**To be done**
Give every line back verbatim, dropping all images.

========

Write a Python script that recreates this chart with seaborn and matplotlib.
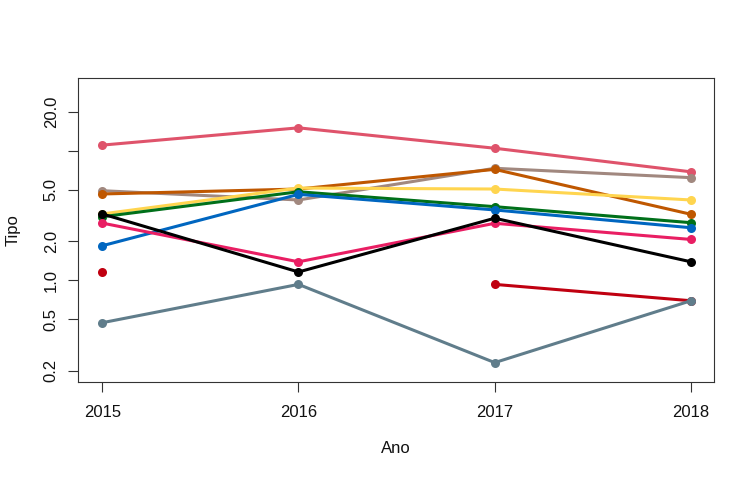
import numpy as np
import pandas as pd
import matplotlib
matplotlib.use("Agg")
import matplotlib.pyplot as plt
import seaborn as sns

years = [2015, 2016, 2017, 2018]

series_names = ["coral", "browngray", "orange", "yellow", "green", "blue",
                "magenta", "black", "red", "slate"]
coral = [11.1, 15.1, 10.5, 6.9]
browngray = [4.93, 4.18, 7.35, 6.22]
orange = [4.65, 5.08, 7.21, 3.24]
yellow = [3.26, 5.17, 5.08, 4.18]
green = [3.10, 4.84, 3.71, 2.79]
blue = [1.85, 4.62, 3.50, 2.55]
magenta = [2.77, 1.39, 2.76, 2.07]
black = [3.26, 1.16, 3.02, 1.39]
red = [1.16, np.nan, 0.93, 0.695]
slate = [0.47, 0.93, 0.231, 0.695]

colors = ["#DF536B", "#A1887F", "#BF5700", "#FFD54F", "#00701A", "#0066C0",
          "#E91E63", "#000000", "#C00010", "#607D8B"]

ytick_vals = [0.2, 0.5, 1.0, 2.0, 5.0, 10.0, 20.0]
ytick_labels = ["0.2", "0.5", "1.0", "2.0", "5.0", "", "20.0"]

values = [coral, browngray, orange, yellow, green, blue, magenta, black, red, slate]

rows = []
for name, vals in zip(series_names, values):
    seg = 0
    for yr, v in zip(years, vals):
        if v is None or (isinstance(v, float) and np.isnan(v)):
            seg += 1
            continue
        rows.append({"Ano": yr, "Tipo": v, "serie": name, "seg": f"{name}_{seg}"})
df = pd.DataFrame(rows)

sns.set_style("white")
plt.rcParams["font.family"] = ["Liberation Sans", "DejaVu Sans"]

fig = plt.figure(figsize=(7.55, 4.8), dpi=100)
ax = fig.add_axes([78.3 / 755, 1 - 381.7 / 480, (714.3 - 78.3) / 755, (381.7 - 78.3) / 480])

sns.lineplot(data=df, x="Ano", y="Tipo", hue="serie", units="seg", estimator=None,
             hue_order=series_names, palette=dict(zip(series_names, colors)),
             marker="o", markersize=6.5, markeredgewidth=0, linewidth=2.2,
             legend=False, ax=ax, sort=True)

ax.set_yscale("log")
ax.set_xlim(2015 - 0.122, 2018 + 0.119)
ax.set_ylim(10 ** (-0.784), 10 ** 1.562)
ax.set_xticks(years)
ax.set_xticklabels([str(y) for y in years])
ax.set_yticks(ytick_vals)
ax.set_yticklabels(ytick_labels)
ax.yaxis.set_minor_locator(matplotlib.ticker.NullLocator())

ax.tick_params(axis="both", which="major", direction="out", length=7, width=0.8,
               color="#333333", labelsize=12, pad=10, labelcolor="#111111",
               left=True, bottom=True)
ax.tick_params(axis="y", pad=7)
for lab in ax.get_yticklabels():
    lab.set_rotation(90)
    lab.set_va("center")

for sp in ax.spines.values():
    sp.set_visible(True)
    sp.set_color("#333333")
    sp.set_linewidth(0.8)

ax.set_xlabel("Ano", fontsize=12, color="#111111")
ax.set_ylabel("Tipo", fontsize=12, color="#111111")
ax.xaxis.set_label_coords(0.5, (381.7 - 441) / 303.4)
ax.yaxis.set_label_coords((21 - 78.3) / 636, 0.5)
ax.grid(False)

fig.savefig("out.png", dpi=100)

========

**Written answer**
Write a Python script that recreates this chart with seaborn and matplotlib.
import numpy as np
import pandas as pd
import matplotlib
matplotlib.use("Agg")
import matplotlib.pyplot as plt
import seaborn as sns

years = [2015, 2016, 2017, 2018]

series_names = ["coral", "browngray", "orange", "yellow", "green", "blue",
                "magenta", "black", "red", "slate"]
coral = [11.1, 15.1, 10.5, 6.9]
browngray = [4.93, 4.18, 7.35, 6.22]
orange = [4.65, 5.08, 7.21, 3.24]
yellow = [3.26, 5.17, 5.08, 4.18]
green = [3.10, 4.84, 3.71, 2.79]
blue = [1.85, 4.62, 3.50, 2.55]
magenta = [2.77, 1.39, 2.76, 2.07]
black = [3.26, 1.16, 3.02, 1.39]
red = [1.16, np.nan, 0.93, 0.695]
slate = [0.47, 0.93, 0.231, 0.695]

colors = ["#DF536B", "#A1887F", "#BF5700", "#FFD54F", "#00701A", "#0066C0",
          "#E91E63", "#000000", "#C00010", "#607D8B"]

ytick_vals = [0.2, 0.5, 1.0, 2.0, 5.0, 10.0, 20.0]
ytick_labels = ["0.2", "0.5", "1.0", "2.0", "5.0", "", "20.0"]

values = [coral, browngray, orange, yellow, green, blue, magenta, black, red, slate]

rows = []
for name, vals in zip(series_names, values):
    seg = 0
    for yr, v in zip(years, vals):
        if v is None or (isinstance(v, float) and np.isnan(v)):
            seg += 1
            continue
        rows.append({"Ano": yr, "Tipo": v, "serie": name, "seg": f"{name}_{seg}"})
df = pd.DataFrame(rows)

sns.set_style("white")
plt.rcParams["font.family"] = ["Liberation Sans", "DejaVu Sans"]

fig = plt.figure(figsize=(7.55, 4.8), dpi=100)
ax = fig.add_axes([78.3 / 755, 1 - 381.7 / 480, (714.3 - 78.3) / 755, (381.7 - 78.3) / 480])

sns.lineplot(data=df, x="Ano", y="Tipo", hue="serie", units="seg", estimator=None,
             hue_order=series_names, palette=dict(zip(series_names, colors)),
             marker="o", markersize=6.5, markeredgewidth=0, linewidth=2.2,
             legend=False, ax=ax, sort=True)

ax.set_yscale("log")
ax.set_xlim(2015 - 0.122, 2018 + 0.119)
ax.set_ylim(10 ** (-0.784), 10 ** 1.562)
ax.set_xticks(years)
ax.set_xticklabels([str(y) for y in years])
ax.set_yticks(ytick_vals)
ax.set_yticklabels(ytick_labels)
ax.yaxis.set_minor_locator(matplotlib.ticker.NullLocator())

ax.tick_params(axis="both", which="major", direction="out", length=7, width=0.8,
               color="#333333", labelsize=12, pad=10, labelcolor="#111111",
               left=True, bottom=True)
ax.tick_params(axis="y", pad=7)
for lab in ax.get_yticklabels():
    lab.set_rotation(90)
    lab.set_va("center")

for sp in ax.spines.values():
    sp.set_visible(True)
    sp.set_color("#333333")
    sp.set_linewidth(0.8)

ax.set_xlabel("Ano", fontsize=12, color="#111111")
ax.set_ylabel("Tipo", fontsize=12, color="#111111")
ax.xaxis.set_label_coords(0.5, (381.7 - 441) / 303.4)
ax.yaxis.set_label_coords((21 - 78.3) / 636, 0.5)
ax.grid(False)

fig.savefig("out.png", dpi=100)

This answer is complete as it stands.